As a girl, I grew up on the water and in the woods. Out the door in the morning and back at night, it was free, safe and endlessly amusing. Immersed in nature, I began to see color, texture, light and shadow. It was this endless panorama I stored in my young memory and cherished.
In my early teen years, I saw a Carolyn Blish watercolor my parents had purchased. I became enchanted with the way Blish had captured the light streaming through the window, falling onto the flowers, and cascading across the floor. For me it was a language that expressed the world I had been seeing. This world of light, color and the "beauty of a moment captured timelessly".
About this time my parents retired to Mystic, Connecticut. They moved into my dad's boyhood home on the waterfront, a special family residence where I had spent much of my youth growing up. Relocating with them, I began to paint in earnest, taking classes at the Lyme Academy of Art, and exhibiting locally.
Soon, another season of my life unfolded. My late twenties were a soul searching time for me. I wanted to find the real meaning of life. A series of spiritual
encounters introduced me to a personal God. The truth I was looking for was in my backyard the whole time. Now, when I look at nature, I see the hand of the Master all around me. He has
created a glorious masterpiece. From this canvas, I draw my artistic inspiration.
The next season brought me to Santa Barbara, California, where I met my husband, at that time a novelist and screenwriter in the Los Angeles area.
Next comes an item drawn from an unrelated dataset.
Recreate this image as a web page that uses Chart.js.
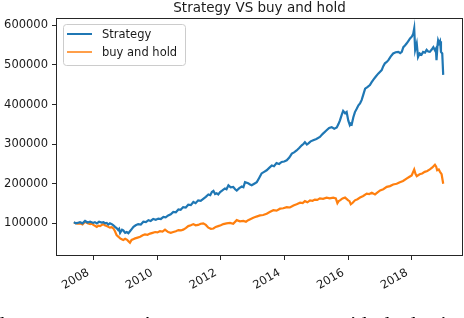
<!DOCTYPE html>
<html>
<head>
<meta charset="utf-8">
<script src="https://cdn.jsdelivr.net/npm/chart.js@4.4.0/dist/chart.umd.min.js"></script>
<style>
  html, body { margin: 0; padding: 0; background: #fff; overflow: hidden; }
  #wrap { position: relative; width: 464px; height: 318px; overflow: hidden; }
  #caption {
    position: absolute; left: 0; top: 313px;
    font: 22px "Liberation Serif", serif; line-height: 1;
    white-space: nowrap; color: #000;
  }
</style>
</head>
<body>
<div id="wrap">
  <canvas id="chart" width="464" height="318"></canvas>
  <div id="caption">hat a component's strategy, once seen with the horizon</div>
</div>
<script>
// ------------------------------------------------------------
//   values (dates as decimal years)
// ------------------------------------------------------------
const chartTitle = "Strategy VS buy and hold";
const seriesNames = ["Strategy", "buy and hold"];

const strategyDates = [
  2007.39, 2007.45, 2007.50, 2007.58, 2007.66, 2007.74, 2007.82, 2007.90,
  2008.00, 2008.05, 2008.11, 2008.18, 2008.26, 2008.32, 2008.37, 2008.42, 2008.47, 2008.52,
  2008.58, 2008.63, 2008.68, 2008.73, 2008.78, 2008.81, 2008.84, 2008.90, 2008.94,
  2009.00, 2009.05, 2009.10, 2009.15, 2009.21, 2009.26, 2009.33, 2009.41, 2009.49,
  2009.57, 2009.65, 2009.73, 2009.80, 2009.88, 2009.96,
  2010.04, 2010.12, 2010.20, 2010.27, 2010.35, 2010.43, 2010.51, 2010.59, 2010.67,
  2010.74, 2010.82, 2010.90, 2010.98,
  2011.06, 2011.14, 2011.21, 2011.29, 2011.37, 2011.45, 2011.53, 2011.61, 2011.67,
  2011.72, 2011.77, 2011.82, 2011.87, 2011.92, 2011.98,
  2012.05, 2012.13, 2012.18, 2012.24, 2012.31, 2012.39, 2012.45, 2012.50, 2012.58,
  2012.66, 2012.71, 2012.76, 2012.86, 2012.92, 2012.97,
  2013.05, 2013.13, 2013.20, 2013.28, 2013.36, 2013.44, 2013.52, 2013.60, 2013.67,
  2013.75, 2013.83, 2013.91, 2013.99,
  2014.07, 2014.15, 2014.23, 2014.30, 2014.38, 2014.46, 2014.54, 2014.60, 2014.64,
  2014.70, 2014.75, 2014.82, 2014.90,
  2015.00, 2015.11, 2015.20, 2015.32, 2015.40, 2015.48, 2015.56, 2015.64, 2015.70,
  2015.74, 2015.80, 2015.84, 2015.90, 2015.95,
  2016.00, 2016.05, 2016.08, 2016.11, 2016.16, 2016.21, 2016.27, 2016.32, 2016.37,
  2016.42, 2016.48, 2016.53, 2016.60, 2016.68, 2016.73, 2016.79, 2016.86, 2016.94,
  2017.00, 2017.05, 2017.10, 2017.15, 2017.20, 2017.26, 2017.33, 2017.41, 2017.49,
  2017.57, 2017.63, 2017.68, 2017.73, 2017.78, 2017.83, 2017.89, 2017.94,
  2018.00, 2018.04, 2018.07, 2018.10, 2018.15, 2018.19, 2018.24, 2018.30, 2018.35,
  2018.41, 2018.46, 2018.51, 2018.56, 2018.62, 2018.67, 2018.72, 2018.75, 2018.77,
  2018.80, 2018.82, 2018.85, 2018.88, 2018.91, 2018.95, 2018.98
];
const strategyValues = [
  103000, 100000, 101000, 103000, 100000, 106000, 102000, 104000,
  101000, 103000, 100000, 104000, 102000, 103000, 100000, 101000, 97000, 100000,
  98000, 95000, 91000, 88000, 83000, 86000, 76000, 84000, 82000,
  76000, 78000, 75000, 80000, 86000, 91000, 95000, 98000, 97000,
  104000, 103000, 108000, 106000, 111000, 109000,
  112000, 111000, 116000, 115000, 120000, 123000, 129000, 128000, 135000,
  134000, 141000, 140000, 147000,
  146000, 154000, 151000, 158000, 157000, 162000, 167000, 173000, 171000,
  179000, 182000, 174000, 176000, 173000, 179000,
  183000, 188000, 186000, 196000, 191000, 192000, 186000, 183000, 189000,
  193000, 191000, 204000, 201000, 198000, 196000,
  200000, 204000, 214000, 226000, 230000, 234000, 240000, 246000, 244000,
  252000, 250000, 255000, 256000,
  259000, 266000, 276000, 279000, 284000, 290000, 297000, 301000, 305000,
  299000, 302000, 307000, 310000,
  313000, 318000, 326000, 335000, 341000, 343000, 339000, 342000, 352000,
  360000, 375000, 384000, 378000, 381000,
  360000, 348000, 352000, 350000, 368000, 381000, 390000, 398000, 403000,
  411000, 427000, 440000, 444000, 449000, 456000, 463000, 470000, 478000,
  483000, 487000, 497000, 504000, 507000, 512000, 521000, 529000, 532000,
  533000, 530000, 533000, 545000, 549000, 554000, 561000, 567000,
  572000, 579000, 592000, 538000, 554000, 520000, 529000, 526000, 533000,
  531000, 538000, 534000, 533000, 539000, 545000, 537000, 541000, 512000,
  548000, 562000, 555000, 560000, 533000, 529000, 475000
];

const holdDates = [
  2007.39, 2007.45, 2007.50, 2007.58, 2007.66, 2007.74, 2007.82, 2007.90, 2007.95,
  2008.00, 2008.05, 2008.11, 2008.16, 2008.21, 2008.31, 2008.36, 2008.42, 2008.47,
  2008.52, 2008.58, 2008.63, 2008.68, 2008.73, 2008.79, 2008.84, 2008.89, 2008.94,
  2009.00, 2009.05, 2009.10, 2009.15, 2009.20, 2009.25, 2009.31, 2009.39, 2009.47,
  2009.55, 2009.62, 2009.70, 2009.78, 2009.86, 2009.94,
  2010.01, 2010.09, 2010.17, 2010.25, 2010.30, 2010.35, 2010.43, 2010.51, 2010.59,
  2010.67, 2010.75, 2010.82, 2010.90, 2010.98,
  2011.06, 2011.14, 2011.21, 2011.29, 2011.37, 2011.45, 2011.53, 2011.61, 2011.69,
  2011.77, 2011.84, 2011.92,
  2012.00, 2012.08, 2012.18, 2012.29, 2012.39, 2012.50, 2012.60, 2012.71, 2012.79,
  2012.86, 2012.94,
  2013.02, 2013.12, 2013.23, 2013.33, 2013.44, 2013.55, 2013.65, 2013.75, 2013.86, 2013.96,
  2014.07, 2014.17, 2014.28, 2014.38, 2014.49, 2014.57, 2014.64, 2014.72, 2014.80,
  2014.88, 2014.95,
  2015.03, 2015.11, 2015.21, 2015.32, 2015.42, 2015.53, 2015.61, 2015.66, 2015.70,
  2015.74, 2015.82, 2015.90,
  2016.00, 2016.04, 2016.08, 2016.14, 2016.21, 2016.29, 2016.37, 2016.47, 2016.58,
  2016.66, 2016.74, 2016.84, 2016.92,
  2017.00, 2017.10, 2017.21, 2017.31, 2017.41, 2017.52, 2017.62, 2017.72, 2017.83,
  2017.91, 2017.99,
  2018.07, 2018.11, 2018.15, 2018.24, 2018.32, 2018.40, 2018.48, 2018.56, 2018.64,
  2018.72, 2018.76, 2018.79, 2018.84, 2018.88, 2018.93, 2018.98
];
const holdValues = [
  102000, 100000, 99000, 100000, 97000, 104000, 100000, 98000, 99000,
  96000, 94000, 91000, 94000, 93000, 98000, 95000, 93000, 91000,
  89000, 90000, 87000, 80000, 70000, 66000, 62000, 60000, 58000,
  61000, 59000, 55000, 51000, 58000, 60000, 62000, 64000, 66000,
  70000, 72000, 71000, 74000, 76000, 78000,
  77000, 80000, 79000, 84000, 81000, 78000, 76000, 78000, 80000,
  83000, 82000, 84000, 88000, 93000,
  95000, 98000, 95000, 96000, 99000, 100000, 96000, 89000, 86000,
  87000, 91000, 93000,
  95000, 98000, 100000, 101000, 99000, 108000, 105000, 106000, 104000,
  108000, 111000,
  114000, 117000, 120000, 121000, 124000, 129000, 133000, 132000, 137000, 138000,
  141000, 140000, 145000, 148000, 152000, 151000, 156000, 153000, 158000,
  157000, 160000,
  159000, 163000, 162000, 165000, 163000, 165000, 163000, 151000, 156000,
  158000, 163000, 165000,
  158000, 156000, 148000, 152000, 158000, 161000, 165000, 169000, 175000,
  174000, 177000, 173000, 178000,
  183000, 186000, 192000, 194000, 198000, 200000, 204000, 207000, 213000,
  217000, 221000,
  236000, 225000, 219000, 224000, 226000, 230000, 232000, 236000, 241000,
  248000, 243000, 234000, 236000, 230000, 224000, 200000
];

const xTicks = [2008, 2010, 2012, 2014, 2016, 2018];
const yTicks = [100000, 200000, 300000, 400000, 500000, 600000];
const xRange = [2006.86, 2019.57];
const yRange = [20000, 616000];

const lineColors = ['#1f77b4', '#ff7f0e'];
const textColor = '#1a1a1a';
const spineColor = '#262626';
const tickFont = { family: 'DejaVu Sans', size: 11.5 };

function toPoints(dates, values) {
  return dates.map((d, i) => ({ x: d, y: values[i] }));
}

// ------------------------------------------------------------
//   title, four spines, slanted date labels, framed legend
// ------------------------------------------------------------
const decorPlugin = {
  id: 'decor',
  afterDraw(chart) {
    const { ctx, chartArea: a } = chart;
    const xScale = chart.scales.x;
    ctx.save();

    // spines
    ctx.strokeStyle = spineColor;
    ctx.lineWidth = 1;
    ctx.strokeRect(a.left - 0.5, a.top - 0.5, a.right - a.left + 1, a.bottom - a.top + 1);

    // title
    ctx.fillStyle = textColor;
    ctx.font = '13.5px "DejaVu Sans"';
    ctx.textAlign = 'center';
    ctx.textBaseline = 'alphabetic';
    ctx.fillText(chartTitle, (a.left + a.right) / 2, 12);

    // x labels, turned 30 degrees and right-aligned on their tick
    ctx.font = '11.5px "DejaVu Sans"';
    ctx.textAlign = 'right';
    xTicks.forEach(v => {
      const px = xScale.getPixelForValue(v);
      ctx.save();
      ctx.translate(px - 3.5, a.bottom + 19.5);
      ctx.rotate(-Math.PI / 6);
      ctx.fillText(String(v), 0, 0);
      ctx.restore();
    });

    // legend
    const lx = a.left + 6, ly = a.top + 5;
    ctx.beginPath();
    ctx.roundRect(lx + 0.5, ly + 0.5, 122, 41, 3);
    ctx.fillStyle = 'rgba(255,255,255,0.8)';
    ctx.fill();
    ctx.strokeStyle = '#cccccc';
    ctx.stroke();

    ctx.textAlign = 'left';
    ctx.textBaseline = 'middle';
    chart.data.datasets.forEach((ds, i) => {
      const y = ly + 10 + i * 18;
      ctx.strokeStyle = ds.borderColor;
      ctx.lineWidth = i === 0 ? 2 : 1.5;
      ctx.beginPath();
      ctx.moveTo(lx + 4, y);
      ctx.lineTo(lx + 29, y);
      ctx.stroke();
      ctx.fillStyle = textColor;
      ctx.fillText(ds.label, lx + 39, y + 1);
    });

    ctx.restore();
  }
};

new Chart(document.getElementById('chart'), {
  type: 'line',
  data: {
    datasets: [
      {
        label: seriesNames[0],
        data: toPoints(strategyDates, strategyValues),
        borderColor: lineColors[0],
        borderWidth: 2.2,
        pointRadius: 0,
        tension: 0,
        fill: false
      },
      {
        label: seriesNames[1],
        data: toPoints(holdDates, holdValues),
        borderColor: lineColors[1],
        borderWidth: 2.2,
        pointRadius: 0,
        tension: 0,
        fill: false
      }
    ]
  },
  options: {
    responsive: false,
    animation: false,
    devicePixelRatio: 1,
    layout: { padding: { top: 19, right: 2, left: 0, bottom: 0 } },
    plugins: {
      legend: { display: false },
      title: { display: false },
      tooltip: { enabled: false }
    },
    scales: {
      x: {
        type: 'linear',
        min: xRange[0],
        max: xRange[1],
        afterBuildTicks: s => { s.ticks = xTicks.map(v => ({ value: v })); },
        afterFit: s => { s.height = 63; },
        border: { display: false },
        grid: { drawOnChartArea: false, drawTicks: true, tickLength: 5, color: spineColor },
        ticks: { display: false }
      },
      y: {
        type: 'linear',
        min: yRange[0],
        max: yRange[1],
        afterBuildTicks: s => { s.ticks = yTicks.map(v => ({ value: v })); },
        afterFit: s => { s.width = 57; },
        border: { display: false },
        grid: { drawOnChartArea: false, drawTicks: true, tickLength: 5, color: spineColor },
        ticks: {
          padding: 4,
          color: textColor,
          font: tickFont,
          callback: v => String(v)
        }
      }
    }
  },
  plugins: [decorPlugin]
});
</script>
</body>
</html>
He paints pictures with
words. We have been married now for over 30 years. Early on in our marriage we relocated to Southeastern Connecticut back to my ancestral roots. For most of these years, my creative energies
went to raising our two sons and working with my husband as a gift buyer for our retail store. Both our boys are science and math geeks. Go figure.
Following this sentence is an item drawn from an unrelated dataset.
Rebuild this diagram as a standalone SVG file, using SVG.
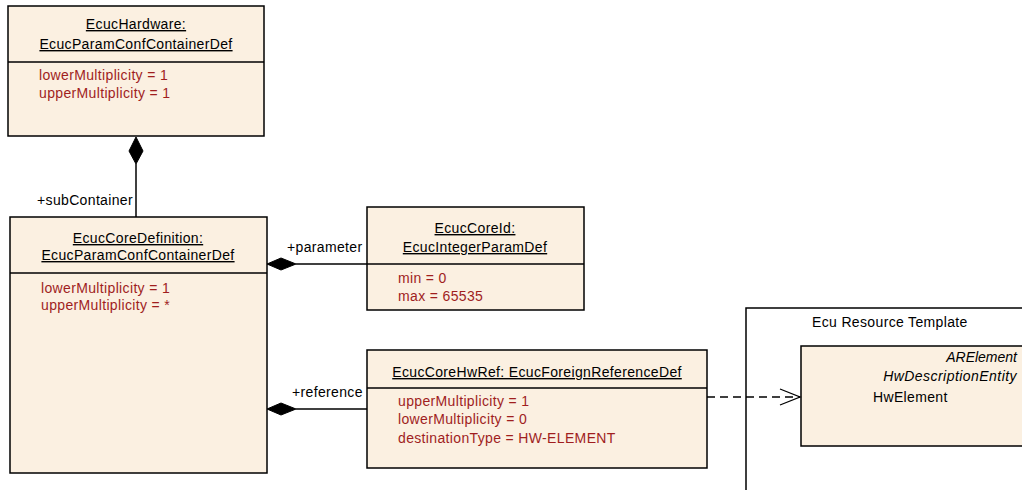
<svg xmlns="http://www.w3.org/2000/svg" width="1022" height="490" viewBox="0 0 1022 490">
<style>
.box{fill:#FBF0E1;stroke:#000;stroke-width:1.5}
.sep{stroke:#000;stroke-width:1.5}
text{font-family:"Liberation Sans",Arial,sans-serif;font-size:14px;letter-spacing:0.35px}
.t{fill:#000;text-anchor:middle;text-decoration:underline}
.a{fill:#A01E1E}
.l{fill:#000}
.i{font-style:italic;text-anchor:end}
.line{stroke:#000;stroke-width:1.5;fill:none}
</style>
<defs>
<marker id="open" markerWidth="24" markerHeight="20" refX="21" refY="9" orient="auto" markerUnits="userSpaceOnUse">
<path d="M1,1 L21,9 L1,17" fill="none" stroke="#000" stroke-width="1.3"/>
</marker>
</defs>
<g id="pkg-ecu-resource-template">
<path d="M746,490 L746,308 L1030,308" class="line"/>
<text x="812" y="327" class="l">Ecu Resource Template</text>
</g>
<g id="node-ecuchardware">
<rect x="8" y="6" width="256" height="130" class="box"/>
<line x1="8" y1="62" x2="264" y2="62" class="sep"/>
<text x="136" y="29" class="t">EcucHardware:</text>
<text x="136" y="49" class="t">EcucParamConfContainerDef</text>
<text x="39" y="80" class="a">lowerMultiplicity = 1</text>
<text x="39" y="98" class="a">upperMultiplicity = 1</text>
</g>
<g id="node-ecuccoredefinition">
<rect x="10" y="217" width="257" height="256" class="box"/>
<line x1="10" y1="273" x2="267" y2="273" class="sep"/>
<text x="138" y="243" class="t">EcucCoreDefinition:</text>
<text x="138" y="260" class="t">EcucParamConfContainerDef</text>
<text x="41" y="293" class="a">lowerMultiplicity = 1</text>
<text x="41" y="310" class="a">upperMultiplicity = *</text>
</g>
<g id="node-ecuccoreid">
<rect x="367" y="207" width="217" height="103" class="box"/>
<line x1="367" y1="264" x2="584" y2="264" class="sep"/>
<text x="475" y="233" class="t">EcucCoreId:</text>
<text x="475" y="252" class="t">EcucIntegerParamDef</text>
<text x="398" y="283" class="a">min = 0</text>
<text x="398" y="301" class="a">max = 65535</text>
</g>
<g id="node-ecuccorehwref">
<rect x="367" y="350" width="340" height="118" class="box"/>
<line x1="367" y1="388" x2="707" y2="388" class="sep"/>
<text x="537" y="377" class="t">EcucCoreHwRef: EcucForeignReferenceDef</text>
<text x="398" y="406" class="a">upperMultiplicity = 1</text>
<text x="398" y="424" class="a">lowerMultiplicity = 0</text>
<text x="398" y="443" class="a">destinationType = HW-ELEMENT</text>
</g>
<g id="node-hwelement">
<rect x="801" y="346" width="230" height="100" class="box"/>
<text x="1017" y="362" class="l i" style="letter-spacing:0">ARElement</text>
<text x="1017" y="381" class="l i" style="letter-spacing:0.45px">HwDescriptionEntity</text>
<text x="873" y="402" class="l">HwElement</text>
</g>
<g id="connectors">
<path d="M136,217 L136,164" class="line"/>
<path d="M136,137 L143,151 L136,164 L129,151 Z" fill="#000" stroke="#000"/>
<text x="37" y="205" class="l">+subContainer</text>
<path d="M296,264 L367,264" class="line"/>
<path d="M267,264 L281,258 L296,264 L281,270 Z" fill="#000" stroke="#000"/>
<text x="287" y="252" class="l">+parameter</text>
<path d="M296,409 L367,409" class="line"/>
<path d="M267,409 L281,403 L296,409 L281,415 Z" fill="#000" stroke="#000"/>
<text x="292" y="397" class="l">+reference</text>
<path d="M707,397 L800,397" class="line" stroke-dasharray="8,5" marker-end="url(#open)"/>
</g>
</svg>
The bulk of my watercolor artwork has been produced in the last ten years working as a full time artist. My boys released me from 'motherhood' one day telling me
jokingly to "get a life, Mom." My work of micro-managing them was over.
Looking at my career experiences to date, I feel that art, like life, is not about the straight line. It is the subtleties, nuances and transparent qualities of the watercolor paint and learning how to let the paint do what it does naturally with skilled control that is the key to success in this art form. The best quality about this medium is its ability to surprise. That is its truest parallel to life, and the greatest test is learning how to make something beautiful out of it.